→ RECORDS FOR THE TASK:
* start *
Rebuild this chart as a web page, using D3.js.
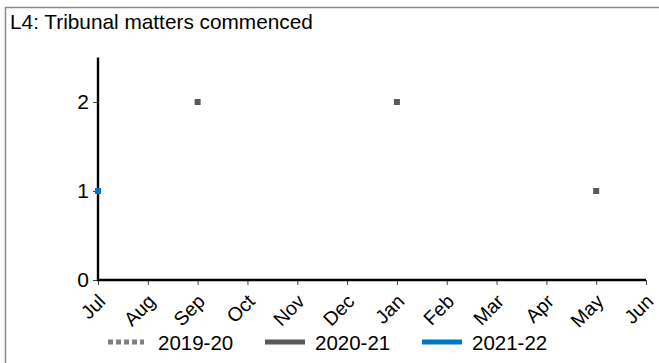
<!DOCTYPE html>
<html><head><meta charset="utf-8">
<script src="https://cdn.jsdelivr.net/npm/d3@7"></script>
<style>body{margin:0;background:#fff}svg{display:block;font-family:"Liberation Sans",Arial,sans-serif}</style>
</head><body><svg id="c" width="659" height="363"></svg>
<script>
const months = ["Jul","Aug","Sep","Oct","Nov","Dec","Jan","Feb","Mar","Apr","May","Jun"];
const series = ["2019-20","2020-21","2021-22"];
const v2019 = [null,null,null,null,null,null,null,null,null,null,null,null];
const v2020 = [null,null,2,null,null,null,2,null,null,null,1,null];
const v2021 = [1,null,null,null,null,null,null,null,null,null,null,null];
const yTicks = [0,1,2];
const colors = ["#7f7f7f","#595959","#0077c0"];
const dashes = ["5,3",null,null];

const svg = d3.select("#c");
// frame (cut at right & bottom)
svg.append("path").attr("d","M5.5,363 V7.5 H659").attr("fill","none").attr("stroke","#8a8a8a").attr("stroke-width",1.5);
svg.append("text").attr("x",10).attr("y",29).attr("font-size",20.8).attr("fill","#000").text("L4: Tribunal matters commenced");

const x = d3.scalePoint().domain(months).range([98,646]);
const y = d3.scaleLinear().domain([0,2.5]).range([280,57.5]);

// ticks
const xa = svg.append("g").attr("transform","translate(0,280)")
  .call(d3.axisBottom(x).tickSize(5).tickFormat(""));
xa.select(".domain").remove();
xa.selectAll(".tick line").attr("stroke","#444");
const ya = svg.append("g").attr("transform","translate(98,0)")
  .call(d3.axisLeft(y).tickValues(yTicks).tickSize(5).tickFormat(d3.format("d")).tickPadding(4));
ya.select(".domain").remove();
ya.selectAll(".tick line").attr("stroke","#444");
ya.selectAll(".tick text").attr("font-size",21).attr("font-family","Liberation Sans, Arial, sans-serif").attr("fill","#000");

// axis lines
svg.append("line").attr("x1",98).attr("x2",98).attr("y1",57.5).attr("y2",281).attr("stroke","#000").attr("stroke-width",2.4);
svg.append("line").attr("x1",97).attr("x2",646).attr("y1",280).attr("y2",280).attr("stroke","#000").attr("stroke-width",2.4);

// x labels rotated
svg.append("g").selectAll("text").data(months).join("text")
  .attr("transform",d=>`translate(${x(d)-1},${293}) rotate(-45)`)
  .attr("text-anchor","end").attr("dy","0.7em").attr("font-size",19.5).attr("fill","#000").text(d=>d);

// data marks
const all = [v2019,v2020,v2021];
all.forEach((vals,i)=>{
  const pts = vals.map((v,j)=>({m:months[j],v})).filter(p=>p.v!==null);
  const line = d3.line().defined(d=>d.v!==null).x(d=>x(d.m)).y(d=>y(d.v));
  const data = vals.map((v,j)=>({m:months[j],v}));
  svg.append("path").datum(data).attr("d",line).attr("fill","none").attr("stroke",colors[i]).attr("stroke-width",3);
  svg.append("g").selectAll("rect").data(pts).join("rect")
    .attr("x",d=>x(d.m)-3).attr("y",d=>y(d.v)-3).attr("width",6).attr("height",6).attr("fill",colors[i]);
});

// legend
const lg = svg.append("g");
const lx = [108,265,422];
series.forEach((s,i)=>{
  lg.append("line").attr("x1",lx[i]).attr("x2",lx[i]+36+(i>0?4:0)).attr("y1",342).attr("y2",342)
    .attr("stroke",colors[i]).attr("stroke-width",5).attr("stroke-dasharray",dashes[i]);
  lg.append("text").attr("x",lx[i]+50).attr("y",350).attr("font-size",20.5).attr("fill","#000").text(s);
});
</script></body></html>
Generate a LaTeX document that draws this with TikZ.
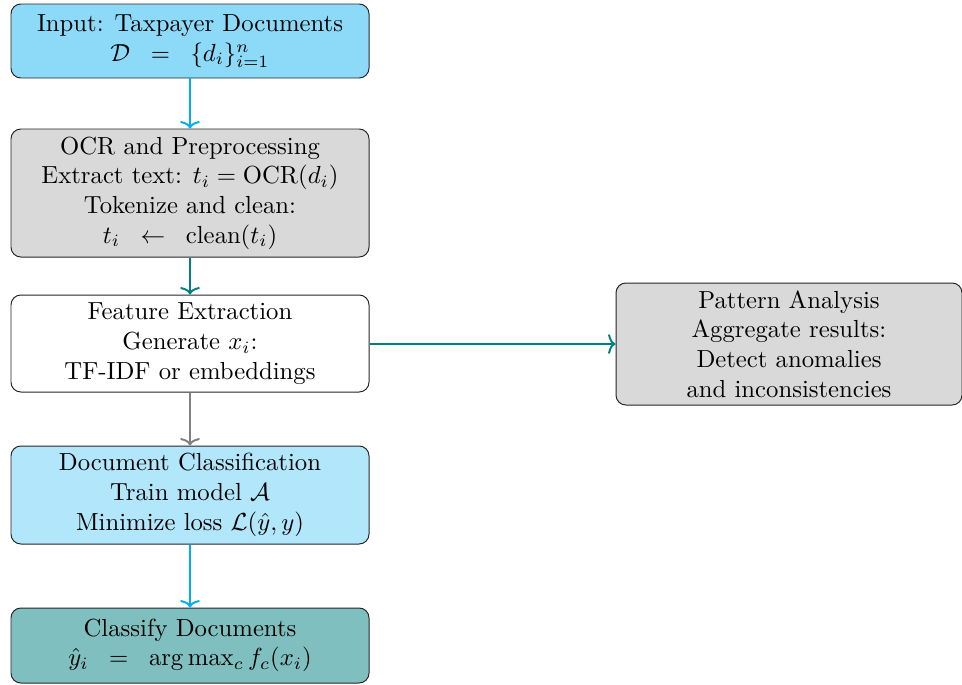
\documentclass[tikz,border=0pt]{standalone}
\usepackage{amsmath}
\usetikzlibrary{arrows.meta}
\begin{document}
\definecolor{flowcyan}{RGB}{0,174,239}
\definecolor{flowteal}{RGB}{0,128,128}
\definecolor{flowgray}{RGB}{128,128,128}
\definecolor{inputfill}{RGB}{140,218,248}
\definecolor{classfill}{RGB}{178,230,250}
\definecolor{procfill}{RGB}{217,217,217}
\definecolor{outfill}{RGB}{128,191,191}
\begin{tikzpicture}[x=0.4048pt,y=-0.4048pt,
  stage/.style={draw=black!85,rounded corners=4pt,align=center,inner sep=0pt,
    minimum width=358*0.4048pt,font=\normalsize},
  link/.style={-{To[length=3pt,width=8pt]},line width=0.8pt}]
\useasboundingbox (0,0) rectangle (962,684);
\node[stage,fill=inputfill,minimum height=74*0.4048pt] (input) at (190,41)
  {Input: Taxpayer Documents\\ $\mathcal{D}\;\;=\;\;\{d_i\}_{i=1}^{n}$};
\node[stage,fill=procfill,minimum height=128*0.4048pt] (ocr) at (190,193)
  {OCR and Preprocessing\\ Extract text: $t_i = \mathrm{OCR}(d_i)$\\ Tokenize and clean:\\ $t_i\;\;\leftarrow\;\;\mathrm{clean}(t_i)$};
\node[stage,fill=white,minimum height=97*0.4048pt] (feat) at (190,343.5)
  {Feature Extraction\\ Generate $x_i$:\\ TF-IDF or embeddings};
\node[stage,fill=classfill,minimum height=98*0.4048pt] (cls) at (190,495)
  {Document Classification\\ Train model $\mathcal{A}$\\ Minimize loss $\mathcal{L}(\hat{y},y)$};
\node[stage,fill=outfill,minimum height=75*0.4048pt] (out) at (190,645.5)
  {Classify Documents\\ $\hat{y}_i\;\;=\;\;\arg\max_c f_c(x_i)$};
\node[stage,fill=procfill,minimum width=346*0.4048pt,minimum height=122*0.4048pt] (pat) at (789,344)
  {Pattern Analysis\\ Aggregate results:\\ Detect anomalies\\ and inconsistencies};
\draw[link,flowcyan] (input) -- (ocr);
\draw[link,flowteal] (ocr) -- (feat);
\draw[link,flowgray] (feat) -- (cls);
\draw[link,flowcyan] (cls) -- (out);
\draw[link,flowteal] (feat.east |- pat.west) -- (pat.west);
\end{tikzpicture}
\end{document}
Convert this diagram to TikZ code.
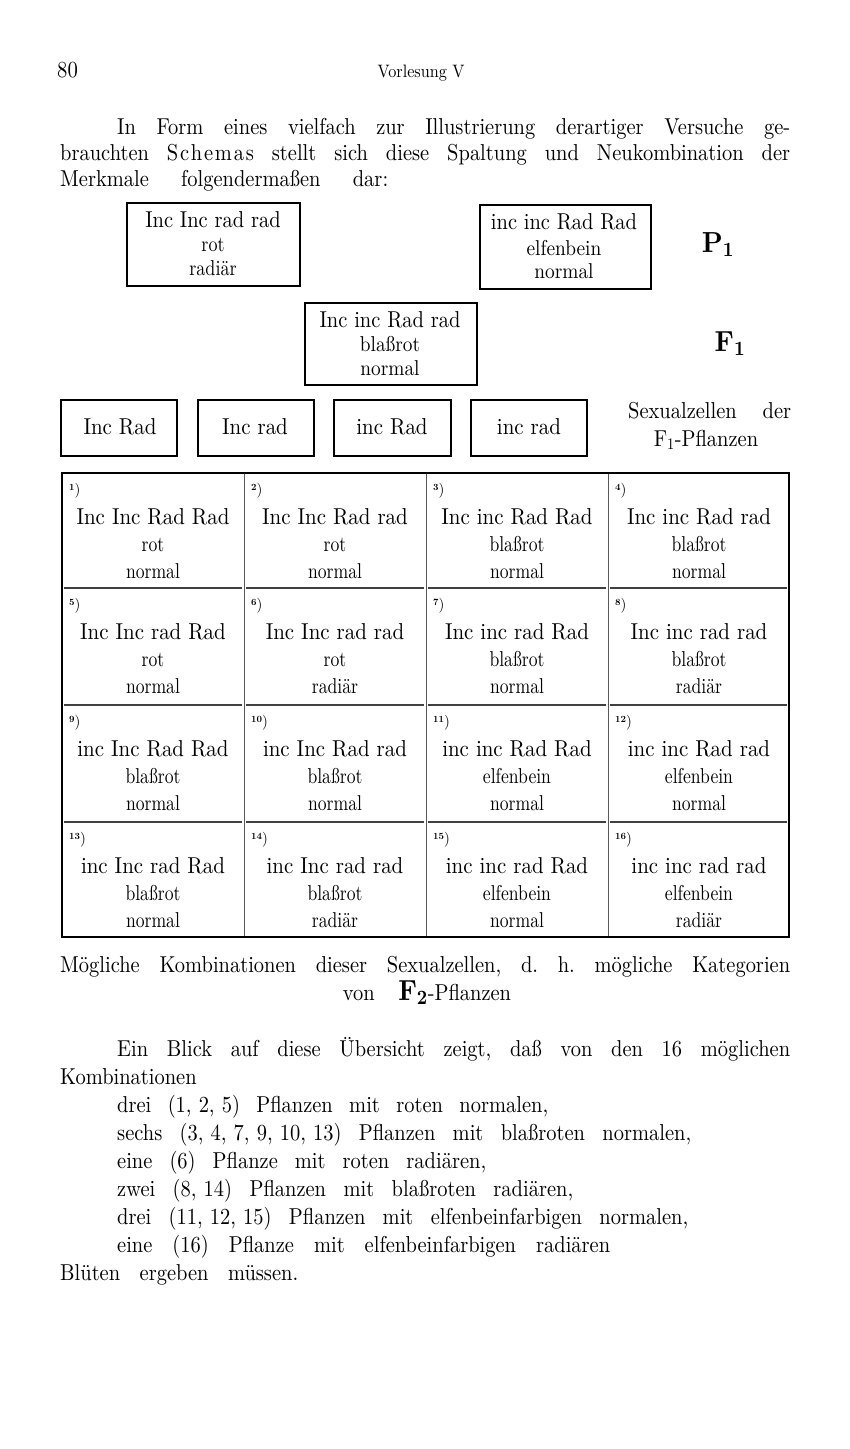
\documentclass[tikz,border=0pt]{standalone}
\usepackage{graphicx}
\DeclareFontShape{TU}{lmr}{m}{n}{<-> "[lmroman10-regular]:+tlig;"}{}
\DeclareFontShape{TU}{lmr}{b}{n}{<-> "[lmromandemi10-regular]:+tlig;"}{}
\DeclareFontShape{TU}{lmr}{bx}{n}{<-> "[lmroman10-bold]:+tlig;"}{}
\newcommand\myfs[1]{\fontsize{#1}{#1}\selectfont}
\newcommand\cnd[2]{\scalebox{#1}[1]{#2}}
\newcommand\jl[2]{\scalebox{0.89}[1]{\makebox[\dimexpr #1pt*100/89\relax][s]{#2}}}
\newcommand\numlab[1]{{\myfs{15}\raisebox{4pt}{\myfs{9.5}\bfseries #1})}}
\newcommand\cs{,\kern8pt }
\frenchspacing
\begin{document}
\begin{tikzpicture}[x=1pt,y=-1pt,
  box/.style={draw, line width=2.4pt, inner sep=0pt},
  txt/.style={anchor=base, inner sep=0pt},
  ltxt/.style={anchor=base west, inner sep=0pt},
  body/.style={ltxt, font=\myfs{23}},
  maintxt/.style={txt, font=\myfs{23}},
  subtxt/.style={txt, font=\myfs{21.5}},
  grid/.style={line width=0.9pt, black!65},
  frame/.style={line width=2.8pt, black}]
\path[fill=white,use as bounding box] (0,0) rectangle (850,1449);

% header
\node[ltxt, font=\myfs{23}] (pg) at (57,77) {\cnd{0.9}{80}};
\node[txt, font=\myfs{18}] (hd) at (421,77) {\cnd{0.9}{Vorlesung V}};

% first paragraph
\node[body] (t1) at (117,134) {\jl{673}{In Form eines vielfach zur Illustrierung derartiger Versuche ge-}};
\node[body] (t2) at (60,160) {\jl{730}{brauchten S\kern2pt c\kern2pt h\kern2pt e\kern2pt m\kern2pt a\kern2pt s stellt sich diese Spaltung und Neukombination der}};
\node[body] (t3) at (60,186) {\jl{328}{Merkmale folgendermaßen dar:}};

% P1 generation
\node[box, minimum width=173pt, minimum height=83pt] (pa) at (213.5,244.5) {};
\node[maintxt] (pam) at (213,227) {\cnd{0.89}{Inc Inc rad rad}};
\node[subtxt] (pa1) at (213,251) {\cnd{0.84}{rot}};
\node[subtxt] (pa2) at (213,275) {\cnd{0.84}{radiär}};

\node[box, minimum width=171pt, minimum height=84pt] (pb) at (565.5,247) {};
\node[maintxt] (pbm) at (564,229) {\cnd{0.89}{inc inc Rad Rad}};
\node[subtxt] (pb1) at (564,255) {\cnd{0.9}{elfenbein}};
\node[subtxt] (pb2) at (564,278) {\cnd{0.9}{normal}};

\node[txt, font=\myfs{29}\bfseries] (P1) at (718,252) {\cnd{0.92}{P\textsubscript{1}}};

% F1 generation
\node[box, minimum width=172pt, minimum height=82pt] (f) at (391,344) {};
\node[maintxt] (fm) at (390,327) {\cnd{0.89}{Inc inc Rad rad}};
\node[subtxt] (f1) at (390,351) {\cnd{0.9}{blaßrot}};
\node[subtxt] (f2) at (390,375) {\cnd{0.9}{normal}};

\node[txt, font=\myfs{29}\bfseries] (F1) at (730,351) {\cnd{0.92}{F\textsubscript{1}}};

% gametes
\node[box, minimum width=116pt, minimum height=56pt] (g1) at (119,428) {};
\node[box, minimum width=116pt, minimum height=56pt] (g2) at (256,428) {};
\node[box, minimum width=117pt, minimum height=56pt] (g3) at (392.5,428) {};
\node[box, minimum width=116pt, minimum height=56pt] (g4) at (529,428) {};
\node[maintxt] (g1t) at (120,434) {\cnd{0.91}{Inc Rad}};
\node[maintxt] (g2t) at (255,434) {\cnd{0.91}{Inc rad}};
\node[maintxt] (g3t) at (392,434) {\cnd{0.91}{inc Rad}};
\node[maintxt] (g4t) at (529,434) {\cnd{0.91}{inc rad}};

\node[body] (sx1) at (628,418) {\jl{163}{Sexualzellen der}};
\node[txt, font=\myfs{23}] (sx2) at (706,446) {\cnd{0.89}{F\textsubscript{1}-Pflanzen}};

% table
\foreach \x in {244,426,608} \draw[grid] (\x,473) -- (\x,937);
\foreach \y in {588,705,822}
  \foreach \l/\r in {64/242,246/424,428/606,610/787}
    \draw[grid, line width=1.1pt, black!75] (\l,\y) -- (\r,\y);
\draw[frame] (62,473) rectangle (789,937);

\foreach \n/\col/\row/\m/\a/\b in {
  1/0/0/{Inc Inc Rad Rad}/rot/normal,
  2/1/0/{Inc Inc Rad rad}/rot/normal,
  3/2/0/{Inc inc Rad Rad}/blaßrot/normal,
  4/3/0/{Inc inc Rad rad}/blaßrot/normal,
  5/0/1/{Inc Inc rad Rad}/rot/normal,
  6/1/1/{Inc Inc rad rad}/rot/radiär,
  7/2/1/{Inc inc rad Rad}/blaßrot/normal,
  8/3/1/{Inc inc rad rad}/blaßrot/radiär,
  9/0/2/{inc Inc Rad Rad}/blaßrot/normal,
  10/1/2/{inc Inc Rad rad}/blaßrot/normal,
  11/2/2/{inc inc Rad Rad}/elfenbein/normal,
  12/3/2/{inc inc Rad rad}/elfenbein/normal,
  13/0/3/{inc Inc rad Rad}/blaßrot/normal,
  14/1/3/{inc Inc rad rad}/blaßrot/radiär,
  15/2/3/{inc inc rad Rad}/elfenbein/normal,
  16/3/3/{inc inc rad rad}/elfenbein/radiär}{
  \pgfmathsetmacro\cx{62+182*\col+91}
  \pgfmathsetmacro\ty{{473,588,705,822}[\row]}
  \node[ltxt] (c\n l) at (\cx-84,\ty+21) {\numlab{\n}};
  \node[maintxt] (c\n m) at (\cx,\ty+51) {\cnd{0.91}{\m}};
  \node[subtxt] (c\n a) at (\cx,\ty+78) {\cnd{0.82}{\a}};
  \node[subtxt] (c\n b) at (\cx,\ty+105) {\cnd{0.82}{\b}};
}

% caption
\node[body] (cap1) at (60,972) {\jl{730}{Mögliche Kombinationen dieser Sexualzellen, d. h. mögliche Kategorien}};
\node[txt, font=\myfs{23}] (cap2) at (427,1000) {\scalebox{0.89}[1]{\makebox[189pt][s]{von {\myfs{29}\bfseries F\textsubscript{2}}-Pflanzen}}};

% second paragraph
\node[body] (b1) at (117,1056) {\jl{673}{Ein Blick auf diese Übersicht zeigt, daß von den 16 möglichen}};
\node[body] (b2) at (60,1084) {\cnd{0.89}{Kombinationen}};
\node[body] (b3) at (117,1112) {\jl{431}{drei (1\cs 2\cs 5) Pflanzen mit roten normalen,}};
\node[body] (b4) at (117,1140) {\jl{574}{sechs (3\cs 4\cs 7\cs 9\cs 10\cs 13) Pflanzen mit blaßroten normalen,}};
\node[body] (b5) at (117,1168) {\jl{369}{eine (6) Pflanze mit roten radiären,}};
\node[body] (b6) at (117,1196) {\jl{456}{zwei (8\cs 14) Pflanzen mit blaßroten radiären,}};
\node[body] (b7) at (117,1224) {\jl{571}{drei (11\cs 12\cs 15) Pflanzen mit elfenbeinfarbigen normalen,}};
\node[body] (b8) at (117,1252) {\jl{493}{eine (16) Pflanze mit elfenbeinfarbigen radiären}};
\node[body] (b9) at (60,1280) {\jl{238}{Blüten ergeben müssen.}};
\end{tikzpicture}
\end{document}
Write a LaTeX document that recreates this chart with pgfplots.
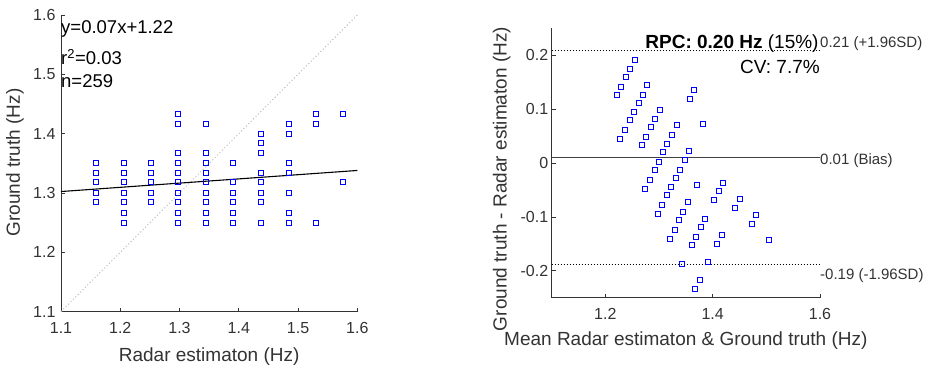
\documentclass[border=0pt]{standalone}
\usepackage{fontspec}
\setmainfont{Liberation Sans}
\usepackage{pgfplots}
\pgfplotsset{compat=1.18}
\definecolor{axgray}{rgb}{0.2,0.2,0.2}
\pgfplotsset{myax/.style={
  scale only axis, anchor=south west,
  axis lines=left, axis line style={-, draw=axgray, line width=0.7pt},
  enlargelimits=false,
  tick align=inside, major tick length=4pt,
  tick style={axgray, line width=0.7pt},
  every tick label/.append style={font=\fontsize{16}{19}\selectfont, text=axgray},
  xticklabel style={yshift=-7pt},
  label style={font=\fontsize{19}{23}\selectfont, text=axgray},
  /pgf/number format/assume math mode=true,
  clip=false,
}}
\pgfplotstableread{
x y
1.159 1.350
1.159 1.333
1.159 1.318
1.159 1.300
1.159 1.285
1.206 1.350
1.206 1.333
1.206 1.318
1.206 1.300
1.206 1.285
1.206 1.267
1.206 1.250
1.252 1.350
1.252 1.333
1.252 1.318
1.252 1.300
1.252 1.285
1.298 1.433
1.298 1.417
1.298 1.368
1.298 1.350
1.298 1.333
1.298 1.318
1.298 1.300
1.298 1.285
1.298 1.267
1.298 1.250
1.345 1.417
1.345 1.368
1.345 1.350
1.345 1.333
1.345 1.318
1.345 1.300
1.345 1.285
1.345 1.267
1.345 1.250
1.391 1.350
1.391 1.318
1.391 1.300
1.391 1.285
1.391 1.267
1.391 1.250
1.437 1.400
1.437 1.385
1.437 1.368
1.437 1.333
1.437 1.318
1.437 1.300
1.437 1.285
1.437 1.250
1.484 1.417
1.484 1.400
1.484 1.350
1.484 1.333
1.484 1.300
1.484 1.267
1.484 1.250
1.530 1.433
1.530 1.417
1.530 1.250
1.576 1.433
1.576 1.318
}\scatterdata
\pgfplotstableread{
m d
1.2545 0.191
1.246 0.174
1.2385 0.159
1.2295 0.141
1.222 0.126
1.278 0.144
1.2695 0.127
1.262 0.112
1.253 0.094
1.2455 0.079
1.2365 0.061
1.228 0.044
1.301 0.098
1.2925 0.081
1.285 0.066
1.276 0.048
1.2685 0.033
1.3655 0.135
1.3575 0.119
1.333 0.070
1.324 0.052
1.3155 0.035
1.308 0.020
1.299 0.002
1.2915 -0.013
1.2825 -0.031
1.274 -0.048
1.381 0.072
1.3565 0.023
1.3475 0.005
1.339 -0.012
1.3315 -0.027
1.3225 -0.045
1.315 -0.060
1.306 -0.078
1.2975 -0.095
1.3705 -0.041
1.3545 -0.073
1.3455 -0.091
1.338 -0.106
1.329 -0.124
1.3205 -0.141
1.4185 -0.037
1.411 -0.052
1.4025 -0.069
1.385 -0.104
1.3775 -0.119
1.3685 -0.137
1.361 -0.152
1.3435 -0.187
1.4505 -0.067
1.442 -0.084
1.417 -0.134
1.4085 -0.151
1.392 -0.184
1.3755 -0.217
1.367 -0.234
1.4815 -0.097
1.4735 -0.113
1.5045 -0.143
}\badata
\begin{document}
\begin{tikzpicture}[x=1pt,y=1pt]
\useasboundingbox (0,0) rectangle (930,370);
% Left: scatter
\begin{axis}[myax, at={(61pt,58.3pt)}, width=296.3pt, height=296.7pt,
  xmin=1.1, xmax=1.6, ymin=1.1, ymax=1.6,
  xtick={1.1,1.2,1.3,1.4,1.5,1.6}, xticklabels={1.1,1.2,1.3,1.4,1.5,1.6},
  ytick={1.1,1.2,1.3,1.4,1.5,1.6}, yticklabels={1.1,1.2,1.3,1.4,1.5,1.6},
  yticklabel style={xshift=-2pt},
  xlabel={Radar estimaton (Hz)}, ylabel={Ground truth (Hz)},
  xlabel style={at={(axis description cs:0.5,-0.152)}, anchor=center},
  ylabel style={at={(axis description cs:-0.155,0.503)}, anchor=center},
]
\addplot[gray!50, dash pattern=on 1.1pt off 2.3pt, line width=1pt] coordinates {(1.1,1.1) (1.6,1.6)};
\addplot[blue, only marks, mark=square, mark size=2.5pt, mark options={line width=0.9pt}] table[x=x,y=y] {\scatterdata};
\addplot[black, line width=1.1pt] coordinates {(1.1,1.3025) (1.6,1.338)};
\node[anchor=west, inner sep=0pt, font=\fontsize{18.5}{22}\selectfont] at (axis cs:1.1,1.5765) {y=0.07x+1.22};
\node[anchor=west, inner sep=0pt, font=\fontsize{18.5}{22}\selectfont] at (axis cs:1.1,1.529) {r\textsuperscript{2}=0.03};
\node[anchor=west, inner sep=0pt, font=\fontsize{18.5}{22}\selectfont] at (axis cs:1.1,1.488) {n=259};
\end{axis}
% Right: Bland-Altman
\begin{axis}[myax, at={(551.7pt,72.3pt)}, width=268.3pt, height=269.4pt,
  xmin=1.1, xmax=1.6, ymin=-0.25, ymax=0.25,
  xtick={1.2,1.4,1.6}, xticklabels={1.2,1.4,1.6},
  ytick={-0.2,-0.1,0,0.1,0.2}, yticklabels={-0.2,-0.1,0,0.1,0.2},
  xlabel={Mean Radar estimaton \& Ground truth (Hz)}, ylabel={Ground truth - Radar estimaton (Hz)},
  xlabel style={at={(axis description cs:0.5,-0.1596)}, anchor=center},
  ylabel style={at={(axis description cs:-0.1864,0.4406)}, anchor=center},
]
\addplot[blue, only marks, mark=square, mark size=2.5pt, mark options={line width=0.9pt}] table[x=m,y=d] {\badata};
\addplot[black!75, line width=1.1pt] coordinates {(1.1,0.011) (1.6,0.011)};
\addplot[black, dash pattern=on 1pt off 2pt, line width=0.9pt] coordinates {(1.1,0.2085) (1.6,0.2085)};
\addplot[black, dash pattern=on 1pt off 2pt, line width=0.9pt] coordinates {(1.1,-0.1885) (1.6,-0.1885)};
\node[anchor=east, inner sep=0pt, font=\fontsize{19}{23}\selectfont] at (axis cs:1.5977,0.2225) {\textbf{RPC: 0.20 Hz} (15\%)};
\node[anchor=east, inner sep=0pt, font=\fontsize{19}{23}\selectfont] at (axis cs:1.6,0.1785) {CV: 7.7\%};
\node[anchor=west, inner sep=0pt, text=axgray, font=\fontsize{15}{18}\selectfont] at (axis cs:1.6,0.222) {0.21 (+1.96SD)};
\node[anchor=west, inner sep=0pt, text=axgray, font=\fontsize{15}{18}\selectfont] at (axis cs:1.6,0.005) {0.01 (Bias)};
\node[anchor=west, inner sep=0pt, text=axgray, font=\fontsize{15}{18}\selectfont] at (axis cs:1.6,-0.209) {-0.19 (-1.96SD)};
\end{axis}
\end{tikzpicture}
\end{document}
* end *
→ EXERCISE PROMPT:
Only the lines between the line with "Convert this diagram to TikZ code." and the line with "(t3) at (60,186)", inclusive, should be reproduced, exactly as written and without pictures.

→ THE RESULT:
Convert this diagram to TikZ code.
\documentclass[tikz,border=0pt]{standalone}
\usepackage{graphicx}
\DeclareFontShape{TU}{lmr}{m}{n}{<-> "[lmroman10-regular]:+tlig;"}{}
\DeclareFontShape{TU}{lmr}{b}{n}{<-> "[lmromandemi10-regular]:+tlig;"}{}
\DeclareFontShape{TU}{lmr}{bx}{n}{<-> "[lmroman10-bold]:+tlig;"}{}
\newcommand\myfs[1]{\fontsize{#1}{#1}\selectfont}
\newcommand\cnd[2]{\scalebox{#1}[1]{#2}}
\newcommand\jl[2]{\scalebox{0.89}[1]{\makebox[\dimexpr #1pt*100/89\relax][s]{#2}}}
\newcommand\numlab[1]{{\myfs{15}\raisebox{4pt}{\myfs{9.5}\bfseries #1})}}
\newcommand\cs{,\kern8pt }
\frenchspacing
\begin{document}
\begin{tikzpicture}[x=1pt,y=-1pt,
  box/.style={draw, line width=2.4pt, inner sep=0pt},
  txt/.style={anchor=base, inner sep=0pt},
  ltxt/.style={anchor=base west, inner sep=0pt},
  body/.style={ltxt, font=\myfs{23}},
  maintxt/.style={txt, font=\myfs{23}},
  subtxt/.style={txt, font=\myfs{21.5}},
  grid/.style={line width=0.9pt, black!65},
  frame/.style={line width=2.8pt, black}]
\path[fill=white,use as bounding box] (0,0) rectangle (850,1449);

% header
\node[ltxt, font=\myfs{23}] (pg) at (57,77) {\cnd{0.9}{80}};
\node[txt, font=\myfs{18}] (hd) at (421,77) {\cnd{0.9}{Vorlesung V}};

% first paragraph
\node[body] (t1) at (117,134) {\jl{673}{In Form eines vielfach zur Illustrierung derartiger Versuche ge-}};
\node[body] (t2) at (60,160) {\jl{730}{brauchten S\kern2pt c\kern2pt h\kern2pt e\kern2pt m\kern2pt a\kern2pt s stellt sich diese Spaltung und Neukombination der}};
\node[body] (t3) at (60,186) {\jl{328}{Merkmale folgendermaßen dar:}};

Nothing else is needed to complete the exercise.